**TASK DESCRIPTION**. Restate the full listing word for word and leave the pictures out.

— START OF RECORDED DATA —

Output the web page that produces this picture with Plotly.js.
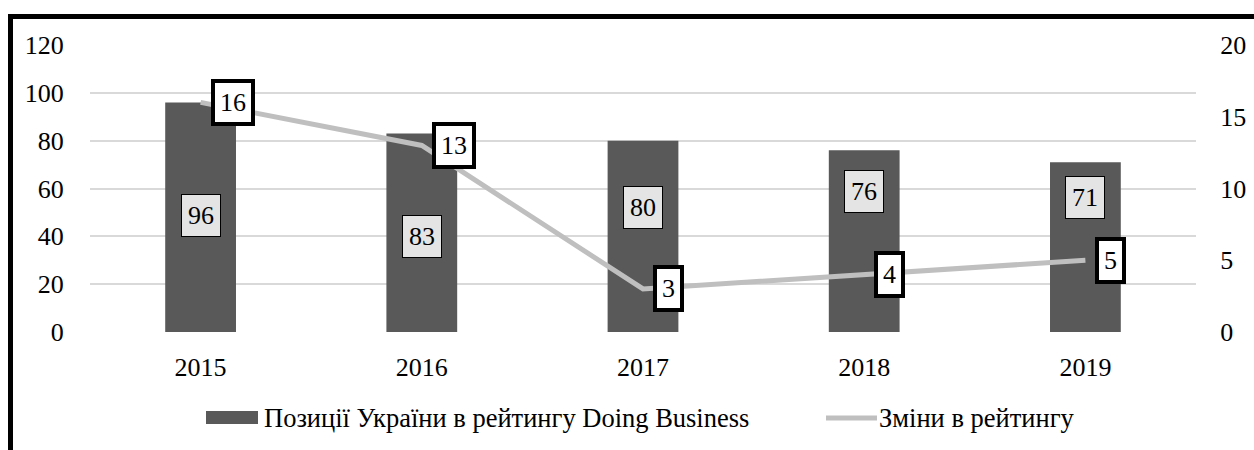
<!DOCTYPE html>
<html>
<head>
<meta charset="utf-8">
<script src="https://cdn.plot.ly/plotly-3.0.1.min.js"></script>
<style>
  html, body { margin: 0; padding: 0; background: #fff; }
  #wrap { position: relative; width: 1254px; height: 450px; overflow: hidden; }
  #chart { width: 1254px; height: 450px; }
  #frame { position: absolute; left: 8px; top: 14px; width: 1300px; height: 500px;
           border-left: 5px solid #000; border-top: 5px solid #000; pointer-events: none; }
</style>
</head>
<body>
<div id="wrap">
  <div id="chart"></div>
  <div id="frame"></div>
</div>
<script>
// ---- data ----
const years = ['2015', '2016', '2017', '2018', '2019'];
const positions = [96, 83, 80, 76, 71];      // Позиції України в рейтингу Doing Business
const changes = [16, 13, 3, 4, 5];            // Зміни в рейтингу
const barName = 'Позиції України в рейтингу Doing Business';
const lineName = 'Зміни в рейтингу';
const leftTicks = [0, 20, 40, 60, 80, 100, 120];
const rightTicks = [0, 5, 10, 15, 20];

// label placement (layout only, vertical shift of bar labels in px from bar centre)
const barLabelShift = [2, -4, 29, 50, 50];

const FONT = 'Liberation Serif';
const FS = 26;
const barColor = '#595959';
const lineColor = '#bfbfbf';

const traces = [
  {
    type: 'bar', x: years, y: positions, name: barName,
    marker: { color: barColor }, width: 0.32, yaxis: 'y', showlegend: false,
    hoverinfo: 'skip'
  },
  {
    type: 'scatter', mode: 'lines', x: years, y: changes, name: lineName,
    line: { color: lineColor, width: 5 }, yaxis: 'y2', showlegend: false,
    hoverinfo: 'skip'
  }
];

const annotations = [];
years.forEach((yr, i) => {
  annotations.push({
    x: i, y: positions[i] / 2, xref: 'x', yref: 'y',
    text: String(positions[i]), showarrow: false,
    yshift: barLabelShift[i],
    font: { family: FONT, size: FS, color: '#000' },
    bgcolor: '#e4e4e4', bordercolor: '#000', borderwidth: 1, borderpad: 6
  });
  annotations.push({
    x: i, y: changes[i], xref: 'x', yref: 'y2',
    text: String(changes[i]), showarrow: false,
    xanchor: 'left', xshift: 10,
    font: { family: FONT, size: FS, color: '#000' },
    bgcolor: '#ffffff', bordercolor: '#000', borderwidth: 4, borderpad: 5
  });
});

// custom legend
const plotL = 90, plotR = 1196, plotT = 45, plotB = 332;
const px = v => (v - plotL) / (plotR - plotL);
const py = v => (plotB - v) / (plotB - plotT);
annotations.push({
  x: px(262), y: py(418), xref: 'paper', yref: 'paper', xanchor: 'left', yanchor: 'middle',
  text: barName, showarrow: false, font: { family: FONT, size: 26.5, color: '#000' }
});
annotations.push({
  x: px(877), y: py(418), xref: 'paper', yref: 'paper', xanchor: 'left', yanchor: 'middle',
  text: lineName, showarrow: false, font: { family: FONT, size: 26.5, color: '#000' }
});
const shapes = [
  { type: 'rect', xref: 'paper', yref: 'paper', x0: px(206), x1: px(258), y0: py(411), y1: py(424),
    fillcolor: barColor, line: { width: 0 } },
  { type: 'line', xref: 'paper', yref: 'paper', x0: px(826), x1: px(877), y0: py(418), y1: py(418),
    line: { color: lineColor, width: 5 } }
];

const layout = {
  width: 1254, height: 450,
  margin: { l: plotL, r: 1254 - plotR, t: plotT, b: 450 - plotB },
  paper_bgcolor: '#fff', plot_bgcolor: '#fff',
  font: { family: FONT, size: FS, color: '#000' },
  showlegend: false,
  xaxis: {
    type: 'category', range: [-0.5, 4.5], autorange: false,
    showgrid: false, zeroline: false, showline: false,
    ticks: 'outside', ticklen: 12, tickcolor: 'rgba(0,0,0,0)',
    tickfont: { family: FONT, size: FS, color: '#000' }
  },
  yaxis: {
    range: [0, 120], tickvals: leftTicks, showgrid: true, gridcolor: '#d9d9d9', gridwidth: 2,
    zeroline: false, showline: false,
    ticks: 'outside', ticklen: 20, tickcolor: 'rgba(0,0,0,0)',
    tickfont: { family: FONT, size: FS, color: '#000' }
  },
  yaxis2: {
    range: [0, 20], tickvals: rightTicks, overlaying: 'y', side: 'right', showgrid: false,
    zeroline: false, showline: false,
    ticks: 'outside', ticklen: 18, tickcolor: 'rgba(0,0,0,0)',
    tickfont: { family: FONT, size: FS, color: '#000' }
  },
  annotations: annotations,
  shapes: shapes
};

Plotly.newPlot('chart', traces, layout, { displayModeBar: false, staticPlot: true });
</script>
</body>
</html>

— END OF RECORDED DATA —

**REPLY**.
Output the web page that produces this picture with Plotly.js.
<!DOCTYPE html>
<html>
<head>
<meta charset="utf-8">
<script src="https://cdn.plot.ly/plotly-3.0.1.min.js"></script>
<style>
  html, body { margin: 0; padding: 0; background: #fff; }
  #wrap { position: relative; width: 1254px; height: 450px; overflow: hidden; }
  #chart { width: 1254px; height: 450px; }
  #frame { position: absolute; left: 8px; top: 14px; width: 1300px; height: 500px;
           border-left: 5px solid #000; border-top: 5px solid #000; pointer-events: none; }
</style>
</head>
<body>
<div id="wrap">
  <div id="chart"></div>
  <div id="frame"></div>
</div>
<script>
// ---- data ----
const years = ['2015', '2016', '2017', '2018', '2019'];
const positions = [96, 83, 80, 76, 71];      // Позиції України в рейтингу Doing Business
const changes = [16, 13, 3, 4, 5];            // Зміни в рейтингу
const barName = 'Позиції України в рейтингу Doing Business';
const lineName = 'Зміни в рейтингу';
const leftTicks = [0, 20, 40, 60, 80, 100, 120];
const rightTicks = [0, 5, 10, 15, 20];

// label placement (layout only, vertical shift of bar labels in px from bar centre)
const barLabelShift = [2, -4, 29, 50, 50];

const FONT = 'Liberation Serif';
const FS = 26;
const barColor = '#595959';
const lineColor = '#bfbfbf';

const traces = [
  {
    type: 'bar', x: years, y: positions, name: barName,
    marker: { color: barColor }, width: 0.32, yaxis: 'y', showlegend: false,
    hoverinfo: 'skip'
  },
  {
    type: 'scatter', mode: 'lines', x: years, y: changes, name: lineName,
    line: { color: lineColor, width: 5 }, yaxis: 'y2', showlegend: false,
    hoverinfo: 'skip'
  }
];

const annotations = [];
years.forEach((yr, i) => {
  annotations.push({
    x: i, y: positions[i] / 2, xref: 'x', yref: 'y',
    text: String(positions[i]), showarrow: false,
    yshift: barLabelShift[i],
    font: { family: FONT, size: FS, color: '#000' },
    bgcolor: '#e4e4e4', bordercolor: '#000', borderwidth: 1, borderpad: 6
  });
  annotations.push({
    x: i, y: changes[i], xref: 'x', yref: 'y2',
    text: String(changes[i]), showarrow: false,
    xanchor: 'left', xshift: 10,
    font: { family: FONT, size: FS, color: '#000' },
    bgcolor: '#ffffff', bordercolor: '#000', borderwidth: 4, borderpad: 5
  });
});

// custom legend
const plotL = 90, plotR = 1196, plotT = 45, plotB = 332;
const px = v => (v - plotL) / (plotR - plotL);
const py = v => (plotB - v) / (plotB - plotT);
annotations.push({
  x: px(262), y: py(418), xref: 'paper', yref: 'paper', xanchor: 'left', yanchor: 'middle',
  text: barName, showarrow: false, font: { family: FONT, size: 26.5, color: '#000' }
});
annotations.push({
  x: px(877), y: py(418), xref: 'paper', yref: 'paper', xanchor: 'left', yanchor: 'middle',
  text: lineName, showarrow: false, font: { family: FONT, size: 26.5, color: '#000' }
});
const shapes = [
  { type: 'rect', xref: 'paper', yref: 'paper', x0: px(206), x1: px(258), y0: py(411), y1: py(424),
    fillcolor: barColor, line: { width: 0 } },
  { type: 'line', xref: 'paper', yref: 'paper', x0: px(826), x1: px(877), y0: py(418), y1: py(418),
    line: { color: lineColor, width: 5 } }
];

const layout = {
  width: 1254, height: 450,
  margin: { l: plotL, r: 1254 - plotR, t: plotT, b: 450 - plotB },
  paper_bgcolor: '#fff', plot_bgcolor: '#fff',
  font: { family: FONT, size: FS, color: '#000' },
  showlegend: false,
  xaxis: {
    type: 'category', range: [-0.5, 4.5], autorange: false,
    showgrid: false, zeroline: false, showline: false,
    ticks: 'outside', ticklen: 12, tickcolor: 'rgba(0,0,0,0)',
    tickfont: { family: FONT, size: FS, color: '#000' }
  },
  yaxis: {
    range: [0, 120], tickvals: leftTicks, showgrid: true, gridcolor: '#d9d9d9', gridwidth: 2,
    zeroline: false, showline: false,
    ticks: 'outside', ticklen: 20, tickcolor: 'rgba(0,0,0,0)',
    tickfont: { family: FONT, size: FS, color: '#000' }
  },
  yaxis2: {
    range: [0, 20], tickvals: rightTicks, overlaying: 'y', side: 'right', showgrid: false,
    zeroline: false, showline: false,
    ticks: 'outside', ticklen: 18, tickcolor: 'rgba(0,0,0,0)',
    tickfont: { family: FONT, size: FS, color: '#000' }
  },
  annotations: annotations,
  shapes: shapes
};

Plotly.newPlot('chart', traces, layout, { displayModeBar: false, staticPlot: true });
</script>
</body>
</html>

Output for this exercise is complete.